The paradox of the round as a goal
"If your goal is the round, you've already lost."
This phrase, often repeated by serious entrepreneurs, encapsulates an uncomfortable truth for many startups. Yet, how often do we see founders celebrating the closing of a round as if it were the final milestone? As if that million euros or Series A were the definitive proof of their success?
The problem is that fundraising isn't a goal. It's an accelerator for something that already works, not a lifeline for something you haven't validated yet.
The illusion of a clear vision
Every founder is always "sure" they have a clear vision. Always. Even when that vision is as foggy as the Po Valley in January.
It's the most dangerous bias in entrepreneurship: the belief that your idea is brilliant simply because you had it. But the market doesn't have time for your personal convictions. The market responds only to one thing: the real value you're creating for it.

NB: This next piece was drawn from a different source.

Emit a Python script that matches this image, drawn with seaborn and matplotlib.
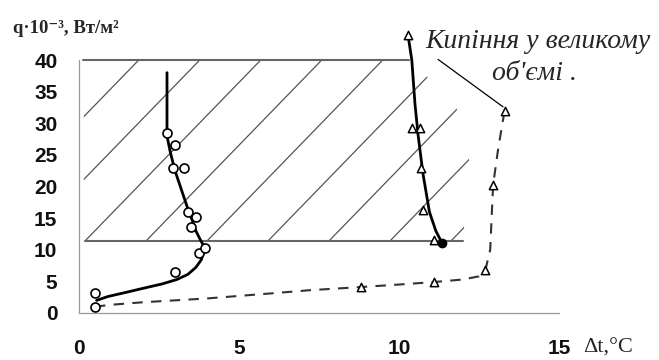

The Dropbox lesson: when 3 minutes are worth more than 6 months of development
Drew Houston, founder of Dropbox, understood this perfectly. Instead of spending months developing the product, he created a simple 3-minute video showing exactly what he wanted to build.
Result? 75,000 people signed up for the waiting list for a product that technically didn't even exist yet.
That wasn't vanity marketing or a skewed metric. It was pure traction validation.
Houston didn't have a prototype, but he had something much more valuable: proof that 75,000 people had such an urgent problem that they were willing to wait for a solution that wasn't even available yet.
Traction vs. vanity metrics: how not to lie to yourself
But beware: not all metrics are equal. There's a vast difference between:
- - 75,000 sign-ups to a waiting list after watching a video (demand validation);
- - 10,000 app downloads that no one uses after the first day (vanity metric or skewed).
The first tells you that you've identified a real problem. The second only tells you that your marketing works, but your product probably doesn't.
The real skill of a founder (or aspiring one) isn't knowing how to make the perfect pitch. It's knowing how to identify which metric truly matters for your business and, most importantly, being brutally honest when that metric tells you you're heading in the wrong direction.
When capital is really needed (and when it's not)
Of course, not all businesses are the same. If you're building an app, you start, develop, and validate before raising funds. But if you're working on hardware, biotech, or sectors that require intensive R&D, you often need capital just to get to the first working prototype.
The question you should always ask yourself is the same: am I seeking money because I have a clear strategy on how to use it to accelerate something that's already working, or am I seeking it because I hope it will help me figure out what to build?
The first is strategy. The second is hope.
The right focus: from capital-first to customer-first
When the focus is on capital, you risk forgetting the customer. You spend time perfecting slides instead of talking to users. You optimize for investors instead of the market.
But when the focus is on mission, strategy, and creating real value, capital comes as a natural consequence. Because smart investors don't put money into a pitch. They invest in:
- - Metrics that show real growth;
- - Concrete user feedback;
- - A team that knows how to execute.
The market never lies
The market is the only impartial judge you have. It won't compliment you for being kind. It won't invest in you because it likes you. It won't use your product to do you a favor.
The market responds only to value. And if the market doesn't respond, the problem isn't in the pitch deck. The problem is in what you've built.
Conclusion: build first, then raise
The next time you hear about a startup that just closed a million-dollar round, don't ask yourself how much they raised. Ask yourself: what have they validated? What traction have they demonstrated? What problem are they really solving?
Because in the end, the only question that matters is this: are you building something the market really wants?
If the answer is yes, capital will come. If the answer is no, all the fundraising in the world won't save you.
And you? Are you building for the market or for the next round?
The difference is bigger than you think.